Set problem » Extract the whole listing as it stands. Do not include the pictures.

begin Dataset section

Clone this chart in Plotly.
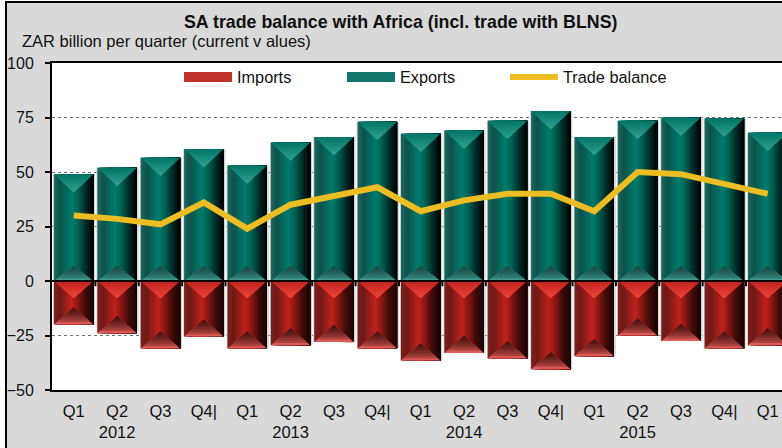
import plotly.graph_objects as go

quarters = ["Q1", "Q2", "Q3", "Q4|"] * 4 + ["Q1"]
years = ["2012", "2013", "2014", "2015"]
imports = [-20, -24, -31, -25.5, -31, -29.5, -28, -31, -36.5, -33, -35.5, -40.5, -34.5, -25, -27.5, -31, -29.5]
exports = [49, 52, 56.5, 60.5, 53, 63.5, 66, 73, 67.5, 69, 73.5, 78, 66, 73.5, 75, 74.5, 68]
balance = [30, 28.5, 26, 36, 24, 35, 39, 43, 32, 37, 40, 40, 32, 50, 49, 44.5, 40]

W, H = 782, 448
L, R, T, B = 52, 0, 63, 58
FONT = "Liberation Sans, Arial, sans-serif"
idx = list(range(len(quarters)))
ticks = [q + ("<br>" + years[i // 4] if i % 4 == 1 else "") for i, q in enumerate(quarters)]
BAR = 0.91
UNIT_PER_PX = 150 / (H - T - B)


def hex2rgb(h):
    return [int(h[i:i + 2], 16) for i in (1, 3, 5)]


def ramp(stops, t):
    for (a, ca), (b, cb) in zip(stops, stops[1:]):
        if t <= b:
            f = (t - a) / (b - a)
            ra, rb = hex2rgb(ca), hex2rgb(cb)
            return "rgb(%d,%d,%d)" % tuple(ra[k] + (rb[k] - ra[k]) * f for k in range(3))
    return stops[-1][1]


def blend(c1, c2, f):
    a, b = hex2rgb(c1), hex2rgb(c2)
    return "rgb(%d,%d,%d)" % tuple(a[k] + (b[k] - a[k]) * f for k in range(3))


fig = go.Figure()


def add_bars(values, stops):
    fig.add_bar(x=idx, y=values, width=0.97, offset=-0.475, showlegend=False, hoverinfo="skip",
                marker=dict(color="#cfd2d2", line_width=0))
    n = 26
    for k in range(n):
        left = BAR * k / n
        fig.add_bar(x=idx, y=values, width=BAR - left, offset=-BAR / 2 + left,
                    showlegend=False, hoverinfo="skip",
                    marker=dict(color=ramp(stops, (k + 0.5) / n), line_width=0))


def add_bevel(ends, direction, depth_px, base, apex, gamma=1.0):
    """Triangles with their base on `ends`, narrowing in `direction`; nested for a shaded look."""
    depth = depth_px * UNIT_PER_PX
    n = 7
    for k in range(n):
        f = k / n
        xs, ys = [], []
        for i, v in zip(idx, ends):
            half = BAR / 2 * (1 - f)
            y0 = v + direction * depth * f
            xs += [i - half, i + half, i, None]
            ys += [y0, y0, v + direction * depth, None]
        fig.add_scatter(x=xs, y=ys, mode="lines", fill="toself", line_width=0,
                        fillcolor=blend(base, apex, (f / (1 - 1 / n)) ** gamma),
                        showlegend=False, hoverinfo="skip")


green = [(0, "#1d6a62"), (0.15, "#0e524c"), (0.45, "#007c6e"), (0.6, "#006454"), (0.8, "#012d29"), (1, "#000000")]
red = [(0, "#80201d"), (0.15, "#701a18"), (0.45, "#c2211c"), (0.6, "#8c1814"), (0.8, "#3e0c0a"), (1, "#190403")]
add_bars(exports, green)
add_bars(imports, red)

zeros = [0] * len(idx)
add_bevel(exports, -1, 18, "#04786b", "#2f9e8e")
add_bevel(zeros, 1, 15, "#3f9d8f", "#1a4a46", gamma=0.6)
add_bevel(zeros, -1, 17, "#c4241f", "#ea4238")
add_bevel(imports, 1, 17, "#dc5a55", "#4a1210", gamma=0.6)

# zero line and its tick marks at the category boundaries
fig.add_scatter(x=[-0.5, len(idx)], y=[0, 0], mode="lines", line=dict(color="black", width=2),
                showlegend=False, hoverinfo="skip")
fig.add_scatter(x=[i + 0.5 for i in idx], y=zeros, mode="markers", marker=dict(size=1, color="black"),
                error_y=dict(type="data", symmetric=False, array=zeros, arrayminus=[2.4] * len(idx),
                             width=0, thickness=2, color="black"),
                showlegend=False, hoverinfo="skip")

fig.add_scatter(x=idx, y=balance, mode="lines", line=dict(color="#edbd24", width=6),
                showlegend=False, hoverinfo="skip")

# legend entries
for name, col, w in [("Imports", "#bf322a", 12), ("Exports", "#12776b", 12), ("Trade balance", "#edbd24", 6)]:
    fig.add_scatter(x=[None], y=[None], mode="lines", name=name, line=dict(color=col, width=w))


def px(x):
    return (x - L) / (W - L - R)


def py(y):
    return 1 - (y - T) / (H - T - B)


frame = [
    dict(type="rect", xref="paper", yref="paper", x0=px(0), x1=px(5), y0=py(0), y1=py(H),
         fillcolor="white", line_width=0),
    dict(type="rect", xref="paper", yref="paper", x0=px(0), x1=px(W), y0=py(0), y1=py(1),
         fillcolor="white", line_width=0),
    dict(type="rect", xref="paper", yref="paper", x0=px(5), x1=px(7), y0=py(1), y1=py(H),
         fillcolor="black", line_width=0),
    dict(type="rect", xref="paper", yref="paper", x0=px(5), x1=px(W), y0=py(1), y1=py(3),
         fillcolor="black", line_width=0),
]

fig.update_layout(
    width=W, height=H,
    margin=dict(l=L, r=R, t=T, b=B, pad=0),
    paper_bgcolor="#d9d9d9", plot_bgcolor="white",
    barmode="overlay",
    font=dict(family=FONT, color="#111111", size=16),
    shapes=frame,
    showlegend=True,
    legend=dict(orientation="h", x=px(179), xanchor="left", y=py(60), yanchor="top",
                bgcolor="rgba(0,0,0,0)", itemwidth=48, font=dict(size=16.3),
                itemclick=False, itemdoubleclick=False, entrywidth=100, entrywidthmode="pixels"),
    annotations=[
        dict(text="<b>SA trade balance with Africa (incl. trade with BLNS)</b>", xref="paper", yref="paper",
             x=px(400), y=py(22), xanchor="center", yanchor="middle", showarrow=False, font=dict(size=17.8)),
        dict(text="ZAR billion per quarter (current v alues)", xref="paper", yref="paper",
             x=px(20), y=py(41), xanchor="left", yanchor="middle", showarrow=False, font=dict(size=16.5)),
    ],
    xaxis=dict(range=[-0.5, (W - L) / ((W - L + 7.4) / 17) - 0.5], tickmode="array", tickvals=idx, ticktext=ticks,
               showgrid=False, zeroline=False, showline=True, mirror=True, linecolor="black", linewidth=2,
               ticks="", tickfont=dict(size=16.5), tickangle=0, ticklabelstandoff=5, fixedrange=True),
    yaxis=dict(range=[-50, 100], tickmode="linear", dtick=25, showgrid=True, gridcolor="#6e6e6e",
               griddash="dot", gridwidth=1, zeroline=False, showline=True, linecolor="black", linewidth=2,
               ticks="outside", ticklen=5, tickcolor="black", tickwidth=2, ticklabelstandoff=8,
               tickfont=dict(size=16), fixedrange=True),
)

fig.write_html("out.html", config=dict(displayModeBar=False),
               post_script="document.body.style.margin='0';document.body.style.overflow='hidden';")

end Dataset section

Completed task »
Clone this chart in Plotly.
import plotly.graph_objects as go

quarters = ["Q1", "Q2", "Q3", "Q4|"] * 4 + ["Q1"]
years = ["2012", "2013", "2014", "2015"]
imports = [-20, -24, -31, -25.5, -31, -29.5, -28, -31, -36.5, -33, -35.5, -40.5, -34.5, -25, -27.5, -31, -29.5]
exports = [49, 52, 56.5, 60.5, 53, 63.5, 66, 73, 67.5, 69, 73.5, 78, 66, 73.5, 75, 74.5, 68]
balance = [30, 28.5, 26, 36, 24, 35, 39, 43, 32, 37, 40, 40, 32, 50, 49, 44.5, 40]

W, H = 782, 448
L, R, T, B = 52, 0, 63, 58
FONT = "Liberation Sans, Arial, sans-serif"
idx = list(range(len(quarters)))
ticks = [q + ("<br>" + years[i // 4] if i % 4 == 1 else "") for i, q in enumerate(quarters)]
BAR = 0.91
UNIT_PER_PX = 150 / (H - T - B)


def hex2rgb(h):
    return [int(h[i:i + 2], 16) for i in (1, 3, 5)]


def ramp(stops, t):
    for (a, ca), (b, cb) in zip(stops, stops[1:]):
        if t <= b:
            f = (t - a) / (b - a)
            ra, rb = hex2rgb(ca), hex2rgb(cb)
            return "rgb(%d,%d,%d)" % tuple(ra[k] + (rb[k] - ra[k]) * f for k in range(3))
    return stops[-1][1]


def blend(c1, c2, f):
    a, b = hex2rgb(c1), hex2rgb(c2)
    return "rgb(%d,%d,%d)" % tuple(a[k] + (b[k] - a[k]) * f for k in range(3))


fig = go.Figure()


def add_bars(values, stops):
    fig.add_bar(x=idx, y=values, width=0.97, offset=-0.475, showlegend=False, hoverinfo="skip",
                marker=dict(color="#cfd2d2", line_width=0))
    n = 26
    for k in range(n):
        left = BAR * k / n
        fig.add_bar(x=idx, y=values, width=BAR - left, offset=-BAR / 2 + left,
                    showlegend=False, hoverinfo="skip",
                    marker=dict(color=ramp(stops, (k + 0.5) / n), line_width=0))


def add_bevel(ends, direction, depth_px, base, apex, gamma=1.0):
    """Triangles with their base on `ends`, narrowing in `direction`; nested for a shaded look."""
    depth = depth_px * UNIT_PER_PX
    n = 7
    for k in range(n):
        f = k / n
        xs, ys = [], []
        for i, v in zip(idx, ends):
            half = BAR / 2 * (1 - f)
            y0 = v + direction * depth * f
            xs += [i - half, i + half, i, None]
            ys += [y0, y0, v + direction * depth, None]
        fig.add_scatter(x=xs, y=ys, mode="lines", fill="toself", line_width=0,
                        fillcolor=blend(base, apex, (f / (1 - 1 / n)) ** gamma),
                        showlegend=False, hoverinfo="skip")


green = [(0, "#1d6a62"), (0.15, "#0e524c"), (0.45, "#007c6e"), (0.6, "#006454"), (0.8, "#012d29"), (1, "#000000")]
red = [(0, "#80201d"), (0.15, "#701a18"), (0.45, "#c2211c"), (0.6, "#8c1814"), (0.8, "#3e0c0a"), (1, "#190403")]
add_bars(exports, green)
add_bars(imports, red)

zeros = [0] * len(idx)
add_bevel(exports, -1, 18, "#04786b", "#2f9e8e")
add_bevel(zeros, 1, 15, "#3f9d8f", "#1a4a46", gamma=0.6)
add_bevel(zeros, -1, 17, "#c4241f", "#ea4238")
add_bevel(imports, 1, 17, "#dc5a55", "#4a1210", gamma=0.6)

# zero line and its tick marks at the category boundaries
fig.add_scatter(x=[-0.5, len(idx)], y=[0, 0], mode="lines", line=dict(color="black", width=2),
                showlegend=False, hoverinfo="skip")
fig.add_scatter(x=[i + 0.5 for i in idx], y=zeros, mode="markers", marker=dict(size=1, color="black"),
                error_y=dict(type="data", symmetric=False, array=zeros, arrayminus=[2.4] * len(idx),
                             width=0, thickness=2, color="black"),
                showlegend=False, hoverinfo="skip")

fig.add_scatter(x=idx, y=balance, mode="lines", line=dict(color="#edbd24", width=6),
                showlegend=False, hoverinfo="skip")

# legend entries
for name, col, w in [("Imports", "#bf322a", 12), ("Exports", "#12776b", 12), ("Trade balance", "#edbd24", 6)]:
    fig.add_scatter(x=[None], y=[None], mode="lines", name=name, line=dict(color=col, width=w))


def px(x):
    return (x - L) / (W - L - R)


def py(y):
    return 1 - (y - T) / (H - T - B)


frame = [
    dict(type="rect", xref="paper", yref="paper", x0=px(0), x1=px(5), y0=py(0), y1=py(H),
         fillcolor="white", line_width=0),
    dict(type="rect", xref="paper", yref="paper", x0=px(0), x1=px(W), y0=py(0), y1=py(1),
         fillcolor="white", line_width=0),
    dict(type="rect", xref="paper", yref="paper", x0=px(5), x1=px(7), y0=py(1), y1=py(H),
         fillcolor="black", line_width=0),
    dict(type="rect", xref="paper", yref="paper", x0=px(5), x1=px(W), y0=py(1), y1=py(3),
         fillcolor="black", line_width=0),
]

fig.update_layout(
    width=W, height=H,
    margin=dict(l=L, r=R, t=T, b=B, pad=0),
    paper_bgcolor="#d9d9d9", plot_bgcolor="white",
    barmode="overlay",
    font=dict(family=FONT, color="#111111", size=16),
    shapes=frame,
    showlegend=True,
    legend=dict(orientation="h", x=px(179), xanchor="left", y=py(60), yanchor="top",
                bgcolor="rgba(0,0,0,0)", itemwidth=48, font=dict(size=16.3),
                itemclick=False, itemdoubleclick=False, entrywidth=100, entrywidthmode="pixels"),
    annotations=[
        dict(text="<b>SA trade balance with Africa (incl. trade with BLNS)</b>", xref="paper", yref="paper",
             x=px(400), y=py(22), xanchor="center", yanchor="middle", showarrow=False, font=dict(size=17.8)),
        dict(text="ZAR billion per quarter (current v alues)", xref="paper", yref="paper",
             x=px(20), y=py(41), xanchor="left", yanchor="middle", showarrow=False, font=dict(size=16.5)),
    ],
    xaxis=dict(range=[-0.5, (W - L) / ((W - L + 7.4) / 17) - 0.5], tickmode="array", tickvals=idx, ticktext=ticks,
               showgrid=False, zeroline=False, showline=True, mirror=True, linecolor="black", linewidth=2,
               ticks="", tickfont=dict(size=16.5), tickangle=0, ticklabelstandoff=5, fixedrange=True),
    yaxis=dict(range=[-50, 100], tickmode="linear", dtick=25, showgrid=True, gridcolor="#6e6e6e",
               griddash="dot", gridwidth=1, zeroline=False, showline=True, linecolor="black", linewidth=2,
               ticks="outside", ticklen=5, tickcolor="black", tickwidth=2, ticklabelstandoff=8,
               tickfont=dict(size=16), fixedrange=True),
)

fig.write_html("out.html", config=dict(displayModeBar=False),
               post_script="document.body.style.margin='0';document.body.style.overflow='hidden';")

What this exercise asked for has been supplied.